» **TASK**: Check each line of the records below and collect those holding "this".

[begin EXCERPTED RECORDS]

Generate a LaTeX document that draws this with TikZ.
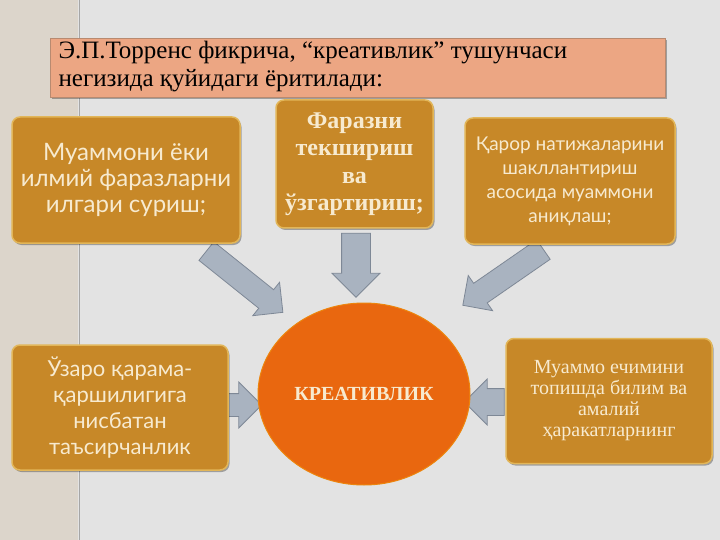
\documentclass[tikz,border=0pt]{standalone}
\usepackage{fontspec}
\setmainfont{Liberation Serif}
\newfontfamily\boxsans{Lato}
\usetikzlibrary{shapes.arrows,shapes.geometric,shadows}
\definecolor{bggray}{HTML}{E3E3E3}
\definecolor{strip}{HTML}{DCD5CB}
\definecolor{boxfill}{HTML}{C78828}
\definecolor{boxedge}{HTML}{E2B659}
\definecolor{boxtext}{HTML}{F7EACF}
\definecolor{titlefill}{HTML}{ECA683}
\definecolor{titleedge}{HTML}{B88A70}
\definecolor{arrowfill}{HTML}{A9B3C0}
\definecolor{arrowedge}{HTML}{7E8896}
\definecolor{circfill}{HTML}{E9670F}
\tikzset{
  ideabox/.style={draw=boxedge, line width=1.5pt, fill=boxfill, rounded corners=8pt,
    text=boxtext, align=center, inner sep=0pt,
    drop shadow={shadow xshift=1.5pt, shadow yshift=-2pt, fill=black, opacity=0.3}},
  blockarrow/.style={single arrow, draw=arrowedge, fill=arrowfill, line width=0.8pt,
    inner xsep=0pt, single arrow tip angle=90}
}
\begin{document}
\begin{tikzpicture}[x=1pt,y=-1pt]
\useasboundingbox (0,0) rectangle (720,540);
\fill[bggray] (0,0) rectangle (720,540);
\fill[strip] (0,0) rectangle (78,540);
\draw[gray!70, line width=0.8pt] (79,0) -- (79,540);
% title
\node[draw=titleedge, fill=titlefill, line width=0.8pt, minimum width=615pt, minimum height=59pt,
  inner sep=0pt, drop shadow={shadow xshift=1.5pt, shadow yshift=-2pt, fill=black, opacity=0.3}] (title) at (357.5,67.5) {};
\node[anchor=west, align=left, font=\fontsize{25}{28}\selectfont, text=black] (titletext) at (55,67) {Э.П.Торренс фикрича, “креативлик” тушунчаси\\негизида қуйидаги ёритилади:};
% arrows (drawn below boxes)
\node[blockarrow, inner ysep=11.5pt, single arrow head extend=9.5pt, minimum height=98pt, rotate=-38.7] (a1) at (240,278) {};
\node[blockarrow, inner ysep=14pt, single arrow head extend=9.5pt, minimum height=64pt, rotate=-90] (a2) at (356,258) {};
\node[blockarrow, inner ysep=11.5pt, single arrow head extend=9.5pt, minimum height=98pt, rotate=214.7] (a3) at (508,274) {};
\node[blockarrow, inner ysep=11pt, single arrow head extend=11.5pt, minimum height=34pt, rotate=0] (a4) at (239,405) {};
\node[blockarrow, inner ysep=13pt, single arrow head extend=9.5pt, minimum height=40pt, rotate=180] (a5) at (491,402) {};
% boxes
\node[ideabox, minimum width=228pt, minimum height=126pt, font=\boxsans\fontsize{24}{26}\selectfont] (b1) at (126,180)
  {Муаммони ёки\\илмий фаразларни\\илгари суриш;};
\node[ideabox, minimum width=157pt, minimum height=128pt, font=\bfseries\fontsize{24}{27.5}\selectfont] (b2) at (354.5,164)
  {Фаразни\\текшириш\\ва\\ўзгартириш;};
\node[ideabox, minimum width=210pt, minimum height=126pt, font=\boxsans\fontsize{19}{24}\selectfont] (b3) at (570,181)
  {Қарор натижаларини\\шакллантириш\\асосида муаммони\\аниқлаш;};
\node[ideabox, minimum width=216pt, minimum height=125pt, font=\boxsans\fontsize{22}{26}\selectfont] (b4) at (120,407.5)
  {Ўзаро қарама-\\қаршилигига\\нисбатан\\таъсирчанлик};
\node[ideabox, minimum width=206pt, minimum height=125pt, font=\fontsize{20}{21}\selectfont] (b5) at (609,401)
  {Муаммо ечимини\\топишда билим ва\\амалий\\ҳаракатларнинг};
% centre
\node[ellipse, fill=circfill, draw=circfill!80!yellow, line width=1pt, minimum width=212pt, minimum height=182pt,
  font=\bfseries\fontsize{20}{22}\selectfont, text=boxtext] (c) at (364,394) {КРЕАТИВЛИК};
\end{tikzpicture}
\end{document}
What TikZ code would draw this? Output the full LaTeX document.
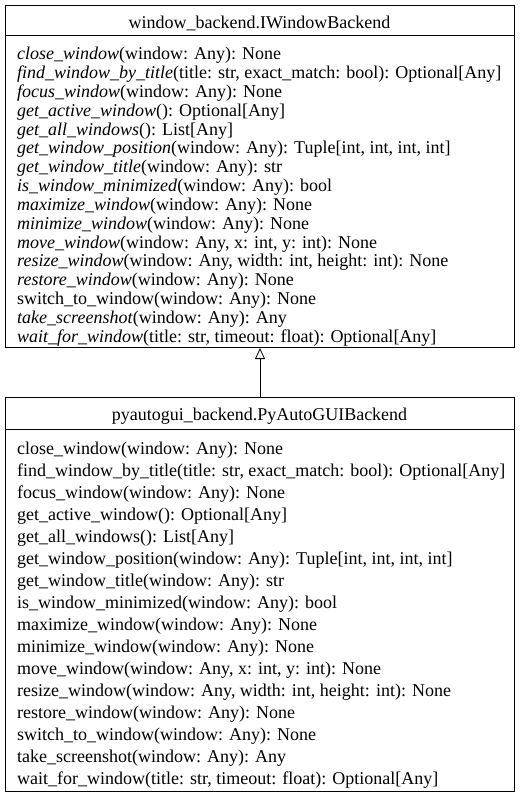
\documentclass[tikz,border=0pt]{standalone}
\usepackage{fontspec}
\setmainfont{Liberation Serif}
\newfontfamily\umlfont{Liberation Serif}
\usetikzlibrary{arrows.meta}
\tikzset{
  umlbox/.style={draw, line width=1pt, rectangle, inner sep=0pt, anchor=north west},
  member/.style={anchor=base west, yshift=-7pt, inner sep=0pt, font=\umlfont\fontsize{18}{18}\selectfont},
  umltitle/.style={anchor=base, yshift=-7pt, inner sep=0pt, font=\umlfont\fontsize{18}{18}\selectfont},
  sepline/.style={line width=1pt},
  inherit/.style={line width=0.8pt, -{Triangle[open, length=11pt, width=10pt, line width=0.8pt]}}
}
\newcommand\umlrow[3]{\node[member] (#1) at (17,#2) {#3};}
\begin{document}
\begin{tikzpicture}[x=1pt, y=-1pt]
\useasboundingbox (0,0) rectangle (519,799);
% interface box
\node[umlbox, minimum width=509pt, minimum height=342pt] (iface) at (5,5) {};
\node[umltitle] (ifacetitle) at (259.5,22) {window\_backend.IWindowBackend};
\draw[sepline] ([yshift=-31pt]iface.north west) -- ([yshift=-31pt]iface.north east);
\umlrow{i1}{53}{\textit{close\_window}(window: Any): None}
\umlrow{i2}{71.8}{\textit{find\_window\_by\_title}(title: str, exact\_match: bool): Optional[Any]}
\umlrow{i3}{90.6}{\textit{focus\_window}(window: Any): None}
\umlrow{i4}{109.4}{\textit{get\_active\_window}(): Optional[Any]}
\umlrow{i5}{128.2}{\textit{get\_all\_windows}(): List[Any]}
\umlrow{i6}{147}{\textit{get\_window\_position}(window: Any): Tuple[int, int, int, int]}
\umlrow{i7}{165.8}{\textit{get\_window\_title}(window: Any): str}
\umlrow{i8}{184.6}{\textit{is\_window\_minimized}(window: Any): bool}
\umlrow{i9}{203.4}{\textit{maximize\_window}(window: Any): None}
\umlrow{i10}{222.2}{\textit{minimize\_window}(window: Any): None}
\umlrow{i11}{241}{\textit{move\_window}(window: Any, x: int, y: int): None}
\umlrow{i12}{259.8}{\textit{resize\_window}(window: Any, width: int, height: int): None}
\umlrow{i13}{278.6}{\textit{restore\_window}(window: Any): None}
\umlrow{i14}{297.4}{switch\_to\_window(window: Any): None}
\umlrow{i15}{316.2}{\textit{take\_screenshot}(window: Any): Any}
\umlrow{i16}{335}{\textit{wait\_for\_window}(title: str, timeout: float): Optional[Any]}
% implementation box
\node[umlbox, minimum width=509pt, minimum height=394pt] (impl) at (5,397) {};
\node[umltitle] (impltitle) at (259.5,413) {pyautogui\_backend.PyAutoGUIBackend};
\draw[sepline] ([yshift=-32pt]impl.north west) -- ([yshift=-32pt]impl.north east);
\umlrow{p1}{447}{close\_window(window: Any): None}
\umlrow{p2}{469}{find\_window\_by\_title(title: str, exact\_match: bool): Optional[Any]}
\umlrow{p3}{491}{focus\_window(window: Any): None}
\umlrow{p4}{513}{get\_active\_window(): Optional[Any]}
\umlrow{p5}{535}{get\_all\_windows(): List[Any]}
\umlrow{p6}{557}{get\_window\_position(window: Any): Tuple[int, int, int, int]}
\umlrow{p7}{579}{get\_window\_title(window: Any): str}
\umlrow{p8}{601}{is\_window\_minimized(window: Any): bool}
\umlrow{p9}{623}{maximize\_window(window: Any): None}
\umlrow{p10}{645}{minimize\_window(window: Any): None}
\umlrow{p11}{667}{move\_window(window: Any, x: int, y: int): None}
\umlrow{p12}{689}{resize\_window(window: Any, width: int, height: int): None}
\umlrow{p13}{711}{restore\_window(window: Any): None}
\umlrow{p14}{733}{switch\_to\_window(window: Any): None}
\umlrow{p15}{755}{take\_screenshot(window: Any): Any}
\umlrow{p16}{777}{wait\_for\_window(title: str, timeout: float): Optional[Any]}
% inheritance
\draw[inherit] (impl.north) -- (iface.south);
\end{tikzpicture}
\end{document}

[end EXCERPTED RECORDS]

» **WRITTEN RESPONSE**:
Generate a LaTeX document that draws this with TikZ.
What TikZ code would draw this? Output the full LaTeX document.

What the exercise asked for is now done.